# Job
Take every line from the material that has the word "with" in it.

# Recorded data
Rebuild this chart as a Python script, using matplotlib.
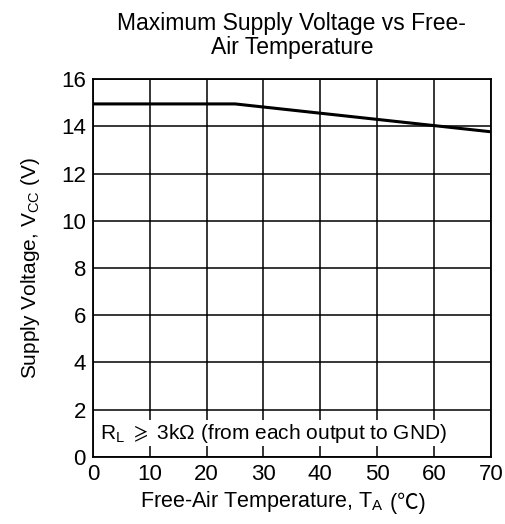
import matplotlib
matplotlib.use('Agg')
import matplotlib.pyplot as plt

plt.rcParams['font.family'] = ['Liberation Sans', 'Noto Sans CJK SC', 'DejaVu Sans']
plt.rcParams['mathtext.fontset'] = 'custom'
plt.rcParams['mathtext.rm'] = 'Liberation Sans'
plt.rcParams['mathtext.it'] = 'Liberation Sans'
plt.rcParams['mathtext.fallback'] = 'stix'

# 读图得到的数据
temp = [0, 25, 70]
vcc_max = [14.95, 14.95, 13.77]
x_ticks = [0, 10, 20, 30, 40, 50, 60, 70]
y_ticks = [0, 2, 4, 6, 8, 10, 12, 14, 16]

fig = plt.figure(figsize=(5.05, 5.24), dpi=100)
ax = fig.add_axes([0.184, 0.128, 0.788, 0.721])

ax.plot(temp, vcc_max, color='black', linewidth=2.2, zorder=3)

ax.set_xlim(0, 70)
ax.set_ylim(0, 16)
ax.set_xticks(x_ticks)
ax.set_yticks(y_ticks)
ax.grid(True, color='black', linewidth=1.1)
ax.tick_params(length=0, labelsize=16, pad=5)
for s in ax.spines.values():
    s.set_linewidth(1.3)

ax.set_title('Maximum Supply Voltage vs Free-\nAir Temperature', fontsize=16.5,
             pad=18, linespacing=1.05)
ax.set_ylabel('Supply Voltage, V$_{\\mathrm{CC}}$ (V)', fontsize=15, labelpad=14)

# x轴标题: 数学文本里没有℃，分两段画
xl1 = fig.text(0.76, 0.02, 'Free-Air Temperature, T$_{\\mathrm{A}}$', fontsize=15.5,
               ha='right', va='bottom')
ax.annotate(' (℃)', xy=(1, 0), xycoords=xl1, fontsize=15.5, ha='left', va='bottom',
            family=['Liberation Sans', 'Noto Sans CJK SC'])

ax.text(1.2, 1.0, 'R$_{\\mathrm{L}}$ $\\geqslant$ 3k$\\Omega$ (from each output to GND)', fontsize=15,
        va='center', ha='left', zorder=4,
        bbox=dict(facecolor='white', edgecolor='none', pad=1))

fig.savefig('out.png', dpi=100)
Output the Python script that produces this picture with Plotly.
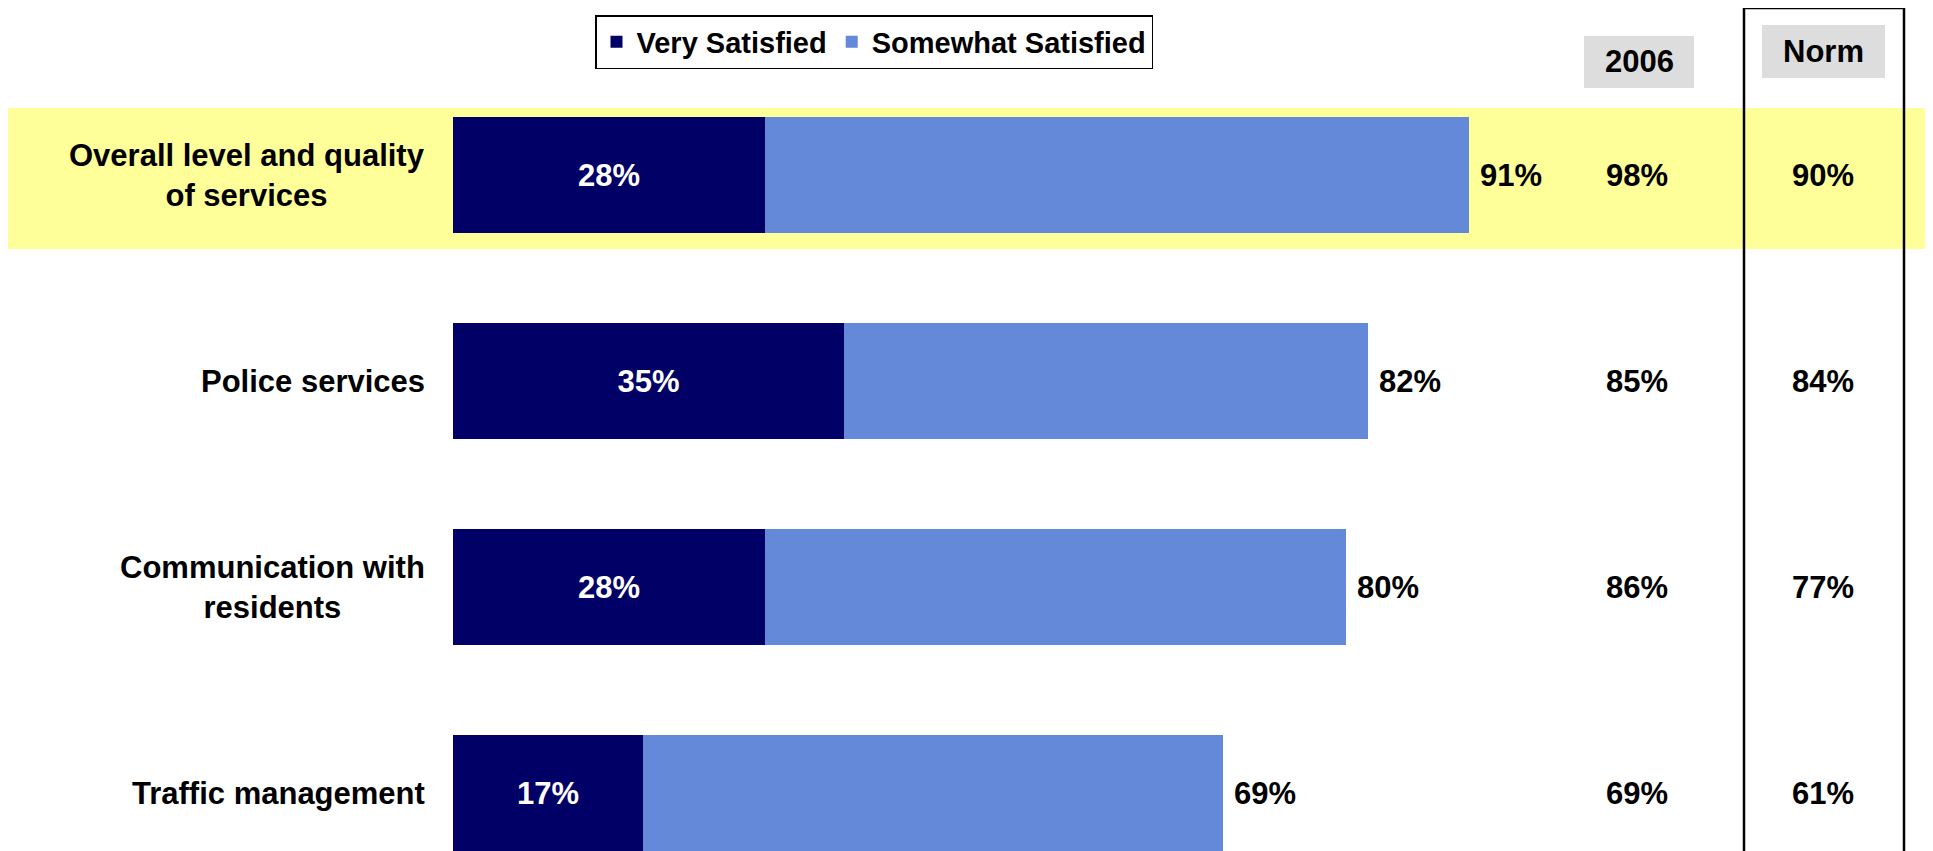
import plotly.graph_objects as go

# ---- data ----
categories = ["Overall level and quality of services", "Police services",
              "Communication with residents", "Traffic management"]
category_labels = ["Overall level and quality<br>of services", "Police services",
                   "Communication with<br>residents", "Traffic management"]
very_satisfied = [28, 35, 28, 17]
somewhat_satisfied = [63, 47, 52, 52]
total_satisfied = [91, 82, 80, 69]
results_2006 = [98, 85, 86, 69]
results_norm = [90, 84, 77, 61]
series_names = ["Very Satisfied", "Somewhat Satisfied"]
header_2006 = "2006"
header_norm = "Norm"

# ---- layout helpers ----
W, H = 1933, 851
OFF = 8  # page body margin
FONT = "Arial, Liberation Sans, sans-serif"
DARK = "#000066"
LIGHT = "#6389D8"
PX_PER_PCT = 11.16
X0 = 453 - OFF
ROW0 = 175 - OFF
ROW_STEP = 206


def px(x):
    return (x - OFF) / W


def py(y):
    return 1 - (y - OFF) / H


fig = go.Figure()
fig.add_trace(go.Bar(
    y=categories, x=very_satisfied, orientation="h", name=series_names[0],
    marker=dict(color=DARK, line=dict(width=0)), width=0.563,
    text=[f"{v}%" for v in very_satisfied], textposition="inside",
    insidetextanchor="middle", textangle=0,
    textfont=dict(family=FONT, size=31, color="white", weight="bold"),
))
fig.add_trace(go.Bar(
    y=categories, x=somewhat_satisfied, orientation="h", name=series_names[1],
    marker=dict(color=LIGHT, line=dict(width=0)), width=0.563,
))

shapes = [
    # highlight band
    dict(type="rect", xref="paper", yref="paper", x0=px(5), x1=px(1928),
         y0=py(249), y1=py(108), fillcolor="#FFFF99", line=dict(width=0), layer="below"),
    # header boxes
    dict(type="rect", xref="paper", yref="paper", x0=px(1584), x1=px(1694),
         y0=py(88), y1=py(36), fillcolor="#DDDDDD", line=dict(width=0), layer="below"),
    dict(type="rect", xref="paper", yref="paper", x0=px(1762), x1=px(1885),
         y0=py(78), y1=py(25), fillcolor="#DDDDDD", line=dict(width=0), layer="below"),
    # norm outline
    dict(type="rect", xref="paper", yref="paper", x0=px(1744), x1=px(1904),
         y0=py(880), y1=py(8), fillcolor="rgba(0,0,0,0)",
         line=dict(width=2.5, color="black"), layer="above"),
]

annotations = []
big = dict(family=FONT, size=31, color="black", weight="bold")
for cat, lab, tot, v06, vn in zip(categories, category_labels, total_satisfied,
                                  results_2006, results_norm):
    annotations.append(dict(x=px(427), xref="paper", y=cat, yref="y", text=lab,
                            xanchor="right", align="center", showarrow=False, font=big))
    annotations.append(dict(x=tot, xref="x", y=cat, yref="y", text=f"{tot}%",
                            xanchor="left", xshift=9, showarrow=False, font=big))
    annotations.append(dict(x=px(1637), xref="paper", y=cat, yref="y", text=f"{v06}%",
                            xanchor="center", showarrow=False, font=big))
    annotations.append(dict(x=px(1823), xref="paper", y=cat, yref="y", text=f"{vn}%",
                            xanchor="center", showarrow=False, font=big))
annotations.append(dict(x=px(1639), xref="paper", y=py(62), yref="paper", text=header_2006,
                        xanchor="center", yanchor="middle", showarrow=False, font=big))
annotations.append(dict(x=px(1823.5), xref="paper", y=py(51), yref="paper", text=header_norm,
                        xanchor="center", yanchor="middle", showarrow=False, font=big))

fig.update_layout(
    width=W, height=H,
    margin=dict(l=0, r=0, t=0, b=0),
    paper_bgcolor="white", plot_bgcolor="rgba(0,0,0,0)",
    barmode="stack", bargap=0,
    font=dict(family=FONT, color="black"),
    showlegend=True,
    legend=dict(orientation="h", x=px(595), y=py(15), xanchor="left", yanchor="top",
                bgcolor="white", bordercolor="black", borderwidth=1.5,
                font=dict(family=FONT, size=29, color="black", weight="bold"),
                traceorder="normal", itemclick=False, itemwidth=30),
    xaxis=dict(domain=[X0 / W, 1], range=[0, (W - X0) / PX_PER_PCT],
               showgrid=False, zeroline=False, showticklabels=False, showline=False,
               fixedrange=True),
    yaxis=dict(categoryorder="array", categoryarray=categories,
               range=[(H - ROW0) / ROW_STEP, -ROW0 / ROW_STEP], showgrid=False,
               zeroline=False, showticklabels=False, showline=False, fixedrange=True),
    shapes=shapes, annotations=annotations,
)

fig.write_html("out.html")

# Expected answer
Output the Python script that produces this picture with Plotly.
              "Communication with residents", "Traffic management"]
                   "Communication with<br>residents", "Traffic management"]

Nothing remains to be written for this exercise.